Recently, I was reading a short piece titled, "The Holographic Universe", sent to me by a friend who obtained it from  http://omega432.com.  After a discussion of holography, it relates those principles to the universe and the human brain.  The writer coins a new term as, "The Holographic Paradigm" which postulates that all things that we perceive are simply projections of a hologram . . . an illusion . . . . sourced from an entity or location for which we have no knowledge or much hope of ever understanding.  Further, each bit if information is not alone, but somehow connected with the whole, like a sector of a hologram.  Some theoretical physicists are actively probing the ideas that have come out to date.  The article goes on to discuss how information stored in the brain is distributed all through the grey matter . . . not just in one place.  This precisely supports what I have thought for years, and consistent with the little "red octopus" example above.

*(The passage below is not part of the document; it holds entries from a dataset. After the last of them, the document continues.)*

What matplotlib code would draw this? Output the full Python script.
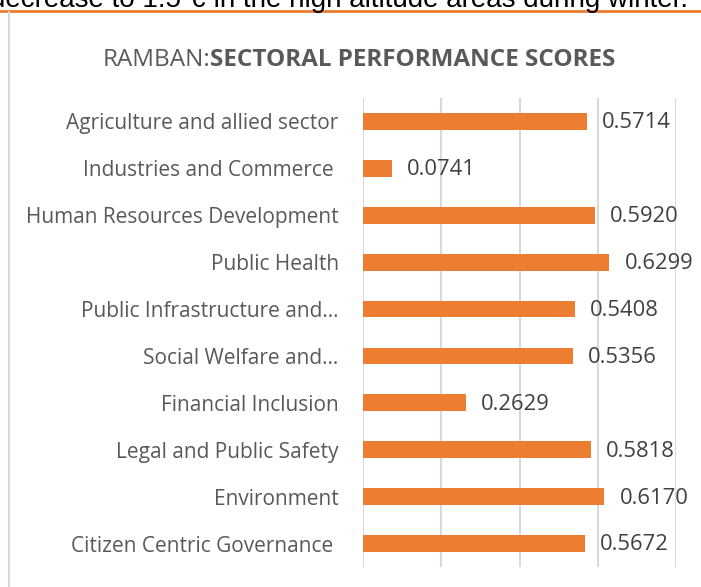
import matplotlib.pyplot as plt
from matplotlib.lines import Line2D

sectors = ['Agriculture and allied sector', 'Industries and Commerce ',
           'Human Resources Development', 'Public Health',
           'Public Infrastructure and…', 'Social Welfare and…',
           'Financial Inclusion', 'Legal and Public Safety', 'Environment',
           'Citizen Centric Governance ']
scores = [0.5714, 0.0741, 0.5920, 0.6299, 0.5408, 0.5356, 0.2629, 0.5818,
          0.6170, 0.5672]

orange = '#ED7D31'
font = ['Open Sans', 'DejaVu Sans']

fig = plt.figure(figsize=(7.01, 5.87), dpi=100)
W, H = 701, 587

# text line of the page above the chart, cut by the top edge
fig.text(-10 / W, 1 - 7 / H, 'decrease to 1.5°c in the high altitude areas during winter.',
         fontsize=20, family='Liberation Sans', color='black', va='baseline')
fig.add_artist(Line2D([0, 1], [1 - 11 / H] * 2, color=orange, lw=2))
fig.add_artist(Line2D([9 / W] * 2, [0, 1 - 12 / H], color='#D9D9D9', lw=1.5))

ax = fig.add_axes([363 / W, 1 - 567 / H, 313 / W, 469 / H])
pos = list(range(len(sectors)))
ax.barh(pos, scores, height=0.36, color=orange, zorder=2)
ax.set_ylim(len(sectors) - 0.5, -0.5)
ax.set_xlim(0, 0.8)
ax.set_xticks([0, 0.2, 0.4, 0.6, 0.8])
ax.xaxis.grid(True, color='#D9D9D9', lw=1.5, zorder=0)
ax.tick_params(axis='x', bottom=False, labelbottom=False)
ax.tick_params(axis='y', left=False, pad=14)
ax.set_yticks(pos)
ax.set_yticklabels(sectors, fontsize=15, family=font, color='#595959')
for s in ax.spines.values():
    s.set_visible(False)

for p, v in zip(pos, scores):
    ax.annotate(f'{v:.4f}', (v, p), xytext=(11, -1), textcoords='offset points',
                va='center', ha='left', fontsize=15.8, family=font, color='#404040')

# title with the second part in bold, centred over the figure
ty = 1 - 60 / H
t1 = fig.text(0, ty, 'RAMBAN:', fontsize=17.5, family=font,
              color='#595959', va='center')
t2 = fig.text(0, ty, 'SECTORAL PERFORMANCE SCORES', fontsize=17.5,
              family=font, weight='bold', color='#595959', va='center')
fig.canvas.draw()
w1 = t1.get_window_extent().width
w2 = t2.get_window_extent().width
x0 = 359 - (w1 + w2) / 2
t1.set_x(x0 / W)
t2.set_x((x0 + w1) / W)

fig.savefig('out.png', dpi=100)
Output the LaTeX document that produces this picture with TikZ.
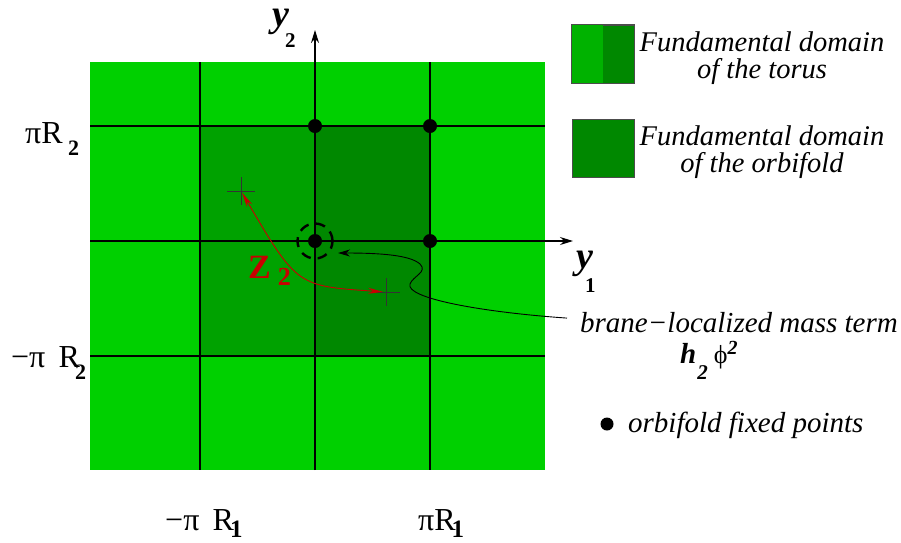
\documentclass[tikz,border=0pt]{standalone}
\usepackage{fontspec}
\setmainfont{Liberation Serif}
\usetikzlibrary{arrows.meta, positioning}

\definecolor{coverGreen}{RGB}{0,208,0}
\definecolor{torusGreen}{RGB}{0,162,0}
\definecolor{torusKeyGreen}{RGB}{0,178,0}
\definecolor{orbGreen}{RGB}{0,136,0}
\definecolor{zRed}{RGB}{200,0,0}

% lowered (or raised) index: size, drop, text
\newcommand{\lowsub}[3]{\raisebox{-#2pt}{\fontsize{#1}{#1}\selectfont #3}}

\begin{document}
\begin{tikzpicture}[x=1pt, y=-1pt,
    gridline/.style={line width=1.3pt},
    fixpt/.style={circle, fill=black, inner sep=0pt, minimum size=14pt},
    keybox/.style={rectangle, draw=black!70, line width=0.8pt, minimum width=62pt, minimum height=58pt, inner sep=0pt},
    keytext/.style={align=center, font=\fontsize{28.5}{27}\selectfont\itshape},
    axislabel/.style={anchor=base west, inner sep=0pt, font=\fontsize{38}{38}\selectfont\bfseries\itshape},
    ticklabel/.style={anchor=base west, inner sep=0pt, font=\fontsize{32}{32}\selectfont},
    axisarrow/.style={-{Stealth[length=13pt, width=8pt]}}]
  \useasboundingbox (0,0) rectangle (901,542);

  % Covering plane and fundamental domains
  \fill[coverGreen] (90,62) rectangle (545,470);
  \fill[torusGreen] (200,126) rectangle (315,356);
  \fill[orbGreen] (315,126) rectangle (430,356);

  % Grid
  \foreach \x in {200,430}
    \draw[gridline] (\x,62) -- (\x,470);
  \foreach \y in {126,356}
    \draw[gridline] (90,\y) -- (545,\y);

  % Axes
  \coordinate (y2from) at (315,470);
  \coordinate (y2to) at (315,30);
  \coordinate (y1from) at (90,241);
  \coordinate (y1to) at (573,241);
  \draw[gridline, axisarrow] (y2from) -- (y2to);
  \draw[gridline, axisarrow] (y1from) -- (y1to);

  % Axis labels
  \node[axislabel] (y2lbl) at (272,26) {y\kern-4pt\lowsub{21}{21}{\upshape 2}};
  \node[axislabel] (y1lbl) at (576,268) {y\kern-8pt\lowsub{21}{24}{\upshape 1}};

  % Tick labels
  \node[ticklabel] (piR2) at (25,143) {πR\,\lowsub{22}{12}{\bfseries 2}};
  \node[ticklabel] (mpiR2) at (11,367) {−π\, R\kern-5pt\lowsub{22}{12}{\bfseries 2}};
  \node[ticklabel] (mpiR1) at (165,530) {−π\, R\kern-4pt\lowsub{25}{7}{\bfseries 1}};
  \node[ticklabel] (piR1) at (418,530) {πR\kern-4pt\lowsub{25}{7}{\bfseries 1}};

  % Orbifold fixed points
  \node[fixpt] (fpA) at (315,126) {};
  \node[fixpt] (fpB) at (430,126) {};
  \node[fixpt] (fpC) at (315,241) {};
  \node[fixpt] (fpD) at (430,241) {};

  % Brane at the origin
  \node[circle, draw, line width=2.4pt, dash pattern=on 10pt off 7pt, minimum size=35pt, inner sep=0pt] (ring) at (315,241) {};

  % Z2 image points
  \coordinate (imgA) at (241,191);
  \coordinate (imgB) at (386,292);
  \draw[line width=0.8pt, black!80] (imgA) +(-14,0) -- +(14,0) (imgA) +(0,-14) -- +(0,14);
  \draw[line width=0.8pt, black!80] (imgB) +(-14,0) -- +(14,0) (imgB) +(0,-14) -- +(0,14);
  \draw[zRed, line width=0.9pt, {Stealth[length=15pt, width=6pt]}-{Stealth[length=15pt, width=6pt]},
        shorten <=2pt, shorten >=3pt] (imgA) .. controls (297,286) .. (imgB);
  \node[anchor=base west, inner sep=0pt, text=zRed, font=\fontsize{34}{34}\selectfont\bfseries] (z2lbl) at (248,278)
    {Z\kern7pt\lowsub{26}{7}{2}};

  % Legend
  \node[keybox, fill=orbGreen] (torusKey) at (603,54) {};
  \fill[torusKeyGreen] (torusKey.south west) rectangle ([xshift=-31pt]torusKey.north east);
  \draw[draw=black!70, line width=0.8pt] (torusKey.south west) rectangle (torusKey.north east);
  \node[keybox, fill=orbGreen] (orbKey) at (603,148) {};
  \node[keytext, anchor=north] (torusTxt) at (762,28) {Fundamental domain\\of the torus};
  \node[keytext, anchor=north] (orbTxt) at (762,122) {Fundamental domain\\of the orbifold};

  % Brane-localized mass term
  \node[anchor=base west, inner sep=0pt, font=\fontsize{29}{29}\selectfont\itshape] (brane) at (580,332) {brane−localized mass term};
  \node[anchor=base west, inner sep=0pt, font=\fontsize{29}{29}\selectfont] (mass) at (680,363)
    {\textbf{\textit{h}}\kern1pt\lowsub{21}{16}{\bfseries\itshape 2}\kern6pt{\fontsize{26}{26}\selectfont ϕ}\kern0pt\lowsub{20}{-9}{\bfseries\itshape 2}};
  \coordinate (tipPt) at (338,253);
  \draw[line width=0.9pt, -{Stealth[length=12pt, width=7pt]}] ([xshift=-13pt, yshift=4pt]brane.west)
    .. controls (480,312) and (405,298) .. (410,284)
    .. controls (413,276) and (428,272) .. (420,264)
    .. controls (410,255) and (380,253) .. (tipPt);

  % Fixed point key
  \node[fixpt, minimum size=13pt] (fpKey) at (607,424) {};
  \node[anchor=base west, inner sep=0pt, font=\fontsize{29}{29}\selectfont\itshape] (fpTxt) at (628,432) {orbifold fixed points};
\end{tikzpicture}
\end{document}
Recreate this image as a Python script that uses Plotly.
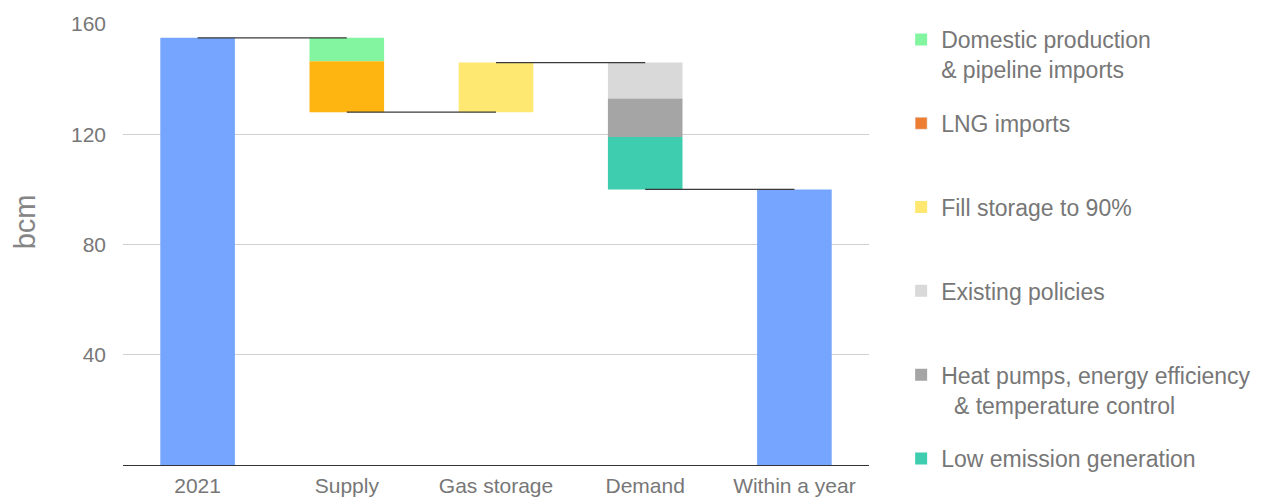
import plotly.graph_objects as go

categories = ["2021", "Supply", "Gas storage", "Demand", "Within a year"]
start_2021 = 155
domestic_pipeline = 8.5
lng_imports = 18.5
fill_storage = 18
existing_policies = 13
heat_pumps = 14
low_emission = 19
within_year = 100

legend_names = [
    "Domestic production<br>& pipeline imports",
    "LNG imports<br> ",
    "Fill storage to 90%<br> ",
    "Existing policies<br> ",
    "Heat pumps, energy efficiency<br>  & temperature control",
    "Low emission generation",
]
y_title = "bcm"

BLUE = "#76A5FF"
GREEN = "#83F5A0"
AMBER = "#FFB511"
LNG_LEG = "#ED7D31"
YELLOW = "#FFE872"
LGREY = "#D9D9D9"
DGREY = "#A5A5A5"
TEAL = "#3ECDAF"

# derived levels
after_supply = start_2021 - domestic_pipeline - lng_imports
after_storage = after_supply + fill_storage
after_existing = after_storage - existing_policies
after_heat = after_existing - heat_pumps
after_demand = after_heat - low_emission

W = 0.5
fig = go.Figure()

def bar(cat, base, h, color, name=None, show=False, group=None):
    fig.add_trace(go.Bar(x=[cat], y=[h], base=[base], width=W, marker_color=color,
                         marker_line_width=0, name=name or "", showlegend=show,
                         legendgroup=group, hoverinfo="skip"))

bar(categories[0], 0, start_2021, BLUE, group="b0")
bar(categories[1], after_supply + lng_imports, domestic_pipeline, GREEN, legend_names[0], True, "g0")
bar(categories[1], after_supply, lng_imports, AMBER, group="g1x")
# legend entry for LNG with its own swatch colour
fig.add_trace(go.Bar(x=[None], y=[None], marker_color=LNG_LEG, name=legend_names[1],
                     showlegend=True, legendgroup="g1"))
bar(categories[2], after_supply, fill_storage, YELLOW, legend_names[2], True, "g2")
bar(categories[3], after_existing, existing_policies, LGREY, legend_names[3], True, "g3")
bar(categories[3], after_heat, heat_pumps, DGREY, legend_names[4], True, "g4")
bar(categories[3], after_demand, low_emission, TEAL, legend_names[5], True, "g5")
bar(categories[4], 0, within_year, BLUE, group="b4")

# connectors between category centres
levels = [start_2021, after_supply, after_storage, after_demand]
for i, lv in enumerate(levels):
    fig.add_shape(type="line", xref="x", yref="y", x0=i, x1=i + 1, y0=lv, y1=lv,
                  line=dict(color="#3a3a3a", width=1.3))

# y-axis title placed as rotated text left of the tick labels
fig.add_annotation(text=y_title, xref="paper", yref="paper", x=-0.131, y=0.551,
                   xanchor="center", yanchor="middle", textangle=-90, showarrow=False,
                   font=dict(size=29, color="#858585"))

# page body adds an 8px offset, so the figure is sized/margined to compensate
fig.update_layout(
    width=1264, height=490,
    barmode="overlay",
    plot_bgcolor="white", paper_bgcolor="white",
    margin=dict(l=115, r=403, t=16, b=33),
    font=dict(family="Liberation Sans, Arial, sans-serif", color="#777777"),
    legend=dict(xref="container", yref="container", x=0.7066, xanchor="left",
                y=0.9796, yanchor="top", valign="top",
                font=dict(size=23, color="#777777"), tracegroupgap=21,
                traceorder="grouped", itemwidth=30, bgcolor="rgba(0,0,0,0)",
                maxheight=489),
    showlegend=True,
)
fig.update_xaxes(showgrid=False, showline=True, linecolor="#333333", linewidth=1,
                 tickfont=dict(size=21, color="#777777"), automargin=False,
                 ticklabelstandoff=2,
                 ticks="", categoryorder="array", categoryarray=categories)
fig.update_yaxes(range=[0, 160], tickvals=[40, 80, 120, 160], showgrid=True,
                 gridcolor="#D0D0D0", gridwidth=1, zeroline=False, showline=False,
                 tickfont=dict(size=21, color="#777777"), ticklabelstandoff=16,
                 automargin=False)

fig.write_html("out.html")
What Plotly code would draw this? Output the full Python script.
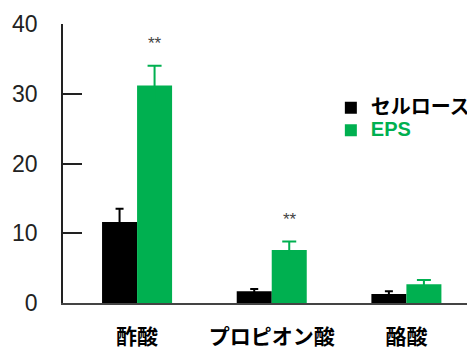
import plotly.graph_objects as go

categories = ["酢酸", "プロピオン酸", "酪酸"]
cellulose = [11.6, 1.7, 1.3]
cellulose_err = [1.9, 0.3, 0.4]
eps = [31.2, 7.6, 2.7]
eps_err = [2.8, 1.2, 0.6]
sig_labels = ["**", "**", ""]
yticks = [0, 10, 20, 30, 40]

GREEN = "#00b050"

fig = go.Figure()
fig.add_trace(go.Bar(
    x=categories, y=cellulose,
    name="<span style='font-size:20px'>セルロース</span>",
    marker=dict(color="black", line=dict(width=0)),
    error_y=dict(type="data", array=cellulose_err, symmetric=True,
                 color="black", thickness=2, width=4),
))
fig.add_trace(go.Bar(
    x=categories, y=eps,
    name=f"<span style='font-size:20px;color:{GREEN}'>EPS</span>",
    marker=dict(color=GREEN, line=dict(width=0)),
    error_y=dict(type="data", array=eps_err, symmetric=True,
                 color=GREEN, thickness=2, width=7),
))

for c, v, e, s in zip(categories, eps, eps_err, sig_labels):
    if s:
        fig.add_annotation(x=c, y=v + e + 3.2, text=s, showarrow=False,
                           xshift=18, font=dict(size=17, color="#444",
                                                family="Liberation Sans"))

fig.update_layout(
    width=467, height=348,
    margin=dict(l=63, r=0, t=24, b=45, autoexpand=False),
    paper_bgcolor="white", plot_bgcolor="white",
    barmode="group", bargap=0.48, bargroupgap=0,
    showlegend=True,
    legend=dict(x=0.663, y=0.758, xanchor="left", yanchor="top",
                bgcolor="rgba(0,0,0,0)", borderwidth=0,
                font=dict(family="Liberation Sans, Noto Sans CJK JP", size=15,
                          color="black", weight="bold"),
                itemwidth=30, tracegroupgap=0),
    xaxis=dict(range=[-0.55, 2.45], showline=True, linecolor="#444",
               linewidth=1.5, ticks="", showgrid=False, zeroline=False,
               automargin=False,
               tickfont=dict(family="Noto Sans CJK JP", size=21,
                             color="black", weight="bold"),
               ticklabelstandoff=14),
    yaxis=dict(range=[0, 40], tickvals=yticks, showline=True,
               linecolor="#222", linewidth=1.5, ticks="inside", ticklen=19,
               tickwidth=1.5, tickcolor="#222", showgrid=False, zeroline=False,
               automargin=False,
               tickfont=dict(family="Liberation Sans", size=23, color="#222"),
               ticklabelstandoff=19),
)

fig.write_html("out.html")
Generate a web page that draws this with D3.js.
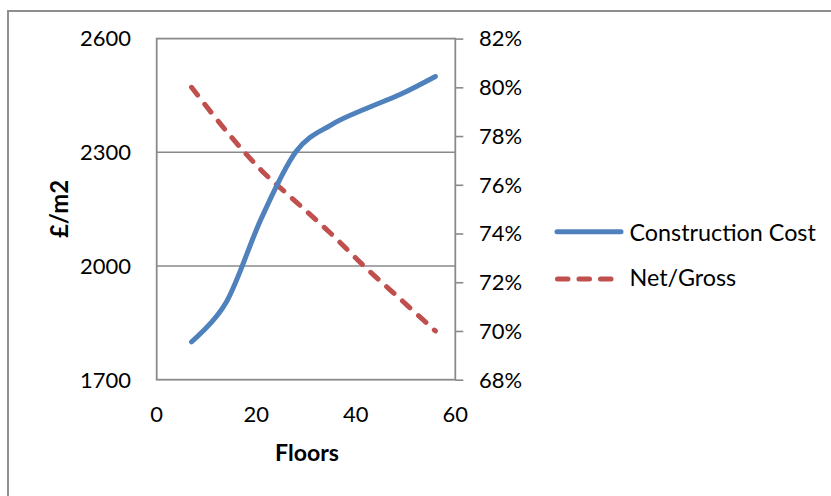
<!DOCTYPE html>
<html>
<head>
<meta charset="utf-8">
<script src="https://cdn.jsdelivr.net/npm/d3@7"></script>
<style>
  html, body { margin: 0; padding: 0; background: #fff; }
  svg { display: block; }
  text { font-family: Lato, "Open Sans", sans-serif; fill: #000; }
</style>
</head>
<body>
<svg id="chart" width="831" height="496"></svg>
<script>
// ---- data ----
const floors = [7, 14, 21, 28, 35, 42, 49, 56];
const constructionCost = [1800, 1905, 2125, 2302, 2372, 2415, 2453, 2500];
const netGross = [0.800, 0.782, 0.766, 0.753, 0.740, 0.726, 0.713, 0.700];
const seriesNames = ["Construction Cost", "Net/Gross"];
const xTicks = [0, 20, 40, 60];
const leftTicks = [1700, 2000, 2300, 2600];
const rightTicks = [0.68, 0.70, 0.72, 0.74, 0.76, 0.78, 0.80, 0.82];
const xTitle = "Floors";
const yTitle = "£/m2";

// ---- layout ----
const svg = d3.select("#chart");
const L = 156.7, R = 455.3, T = 38.6, B = 379.7;
const gridColor = "#8a8a8a";
const blue = "#4F81BD", red = "#C0504D";

const x = d3.scaleLinear().domain([0, 60]).range([L, R]);
const yL = d3.scaleLinear().domain([1700, 2600]).range([B, T]);
const yR = d3.scaleLinear().domain([0.68, 0.82]).range([B, T]);

// outer chart border (extends past right/bottom edges)
svg.append("path")
  .attr("d", `M8,500 L8,11 L840,11`)
  .attr("fill", "none").attr("stroke", "#8f8f8f").attr("stroke-width", 2);

function fitSize(sel, target, base) {
  const w = sel.node().getComputedTextLength();
  const s = base * target / w;
  sel.style("font-size", s + "px");
  return s;
}

// gridlines
svg.append("g").selectAll("line")
  .data(leftTicks.filter(d => d > 1700 && d < 2600))
  .join("line")
  .attr("x1", L).attr("x2", R)
  .attr("y1", d => yL(d)).attr("y2", d => yL(d))
  .attr("stroke", gridColor).attr("stroke-width", 1.6);

// plot border
svg.append("rect")
  .attr("x", L).attr("y", T).attr("width", R - L).attr("height", B - T)
  .attr("fill", "none").attr("stroke", gridColor).attr("stroke-width", 1.8);

// right axis ticks (outward)
const rAxis = d3.axisRight(yR).tickValues(rightTicks).tickSize(8).tickFormat("");
const rg = svg.append("g").attr("transform", `translate(${R},0)`).call(rAxis);
rg.select(".domain").remove();
rg.selectAll("line").attr("stroke", gridColor).attr("stroke-width", 1.6);

// left axis labels
const fs = 22;
const lg = svg.append("g");
const lt = lg.selectAll("text").data(leftTicks).join("text")
  .attr("x", 131).attr("y", d => yL(d) + 7.8)
  .attr("text-anchor", "end")
  .style("font-size", fs + "px")
  .text(d => d3.format("d")(d));
const tickFs = fitSize(lt.filter(d => d === 2600), 51, fs);
lt.style("font-size", tickFs + "px");

// right axis labels
svg.append("g").selectAll("text").data(rightTicks).join("text")
  .attr("x", 479).attr("y", d => yR(d) + 7.8)
  .attr("text-anchor", "start")
  .style("font-size", tickFs + "px")
  .text(d => d3.format(".0%")(d));

// x axis labels
svg.append("g").selectAll("text").data(xTicks).join("text")
  .attr("x", d => x(d)).attr("y", 421.7)
  .attr("text-anchor", "middle")
  .style("font-size", tickFs + "px")
  .text(d => d);

// axis titles
const xt = svg.append("text")
  .attr("x", 307).attr("y", 460.5)
  .attr("text-anchor", "middle")
  .style("font-weight", "bold").style("font-size", fs + "px")
  .text(xTitle);
fitSize(xt, 64, fs);

const yt = svg.append("text")
  .attr("transform", `translate(67.5,209) rotate(-90)`)
  .attr("text-anchor", "middle")
  .style("font-weight", "bold").style("font-size", fs + "px")
  .text(yTitle);
fitSize(yt, 58, fs);

// lines
const curve = d3.curveCardinal.tension(0);
const costLine = d3.line().x((d, i) => x(floors[i])).y(d => yL(d)).curve(curve);
const ngLine = d3.line().x((d, i) => x(floors[i])).y(d => yR(d)).curve(curve);

svg.append("path").datum(netGross)
  .attr("d", ngLine)
  .attr("fill", "none").attr("stroke", red).attr("stroke-width", 5)
  .attr("stroke-linecap", "round").attr("stroke-dasharray", "10,11.5");

svg.append("path").datum(constructionCost)
  .attr("d", costLine)
  .attr("fill", "none").attr("stroke", blue).attr("stroke-width", 5)
  .attr("stroke-linecap", "round").attr("stroke-linejoin", "round");

// legend
const legend = svg.append("g");
legend.append("line")
  .attr("x1", 557).attr("x2", 621).attr("y1", 231.7).attr("y2", 231.7)
  .attr("stroke", blue).attr("stroke-width", 5).attr("stroke-linecap", "round");
legend.append("line")
  .attr("x1", 557.5).attr("x2", 612).attr("y1", 279).attr("y2", 279)
  .attr("stroke", red).attr("stroke-width", 5).attr("stroke-linecap", "round")
  .attr("stroke-dasharray", "10.5,11");
const l1 = legend.append("text").attr("x", 629.5).attr("y", 240.5)
  .style("font-size", fs + "px").text(seriesNames[0]);
const legFs = fitSize(l1, 186.5, fs);
legend.append("text").attr("x", 629.5).attr("y", 286)
  .style("font-size", legFs + "px").text(seriesNames[1]);
</script>
</body>
</html>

Some years ago I was playing with this idea and decided to see if I could make a little simplistic model to simulate the principle and study how information input and output might appear if stored in a relational fashion.  So if you click right here on, "Excel Regional Memory", you can input word concepts and quickly and  see how a concept might lead to altered ideas that might explain why our dreams can deviate into big surprises that may, or may not make sense.  Notice that the top related concept is big and then all of the related ones get smaller as they each relate to previously related, and perhaps subordinate concepts.  I guess this list is kind of hierarchical, eh?

See the 14 attributes of the "Mind Model" and the diagram at the bottom of the page,   When asleep or unconscious, the operator is "parked" in a region where much of this "holistic type" information exists.  Because navigation is not possible, only regional information, relationally stored, is available.  The operator does what it can with the regional resources, and this is why dreams can be a little strange and illogical.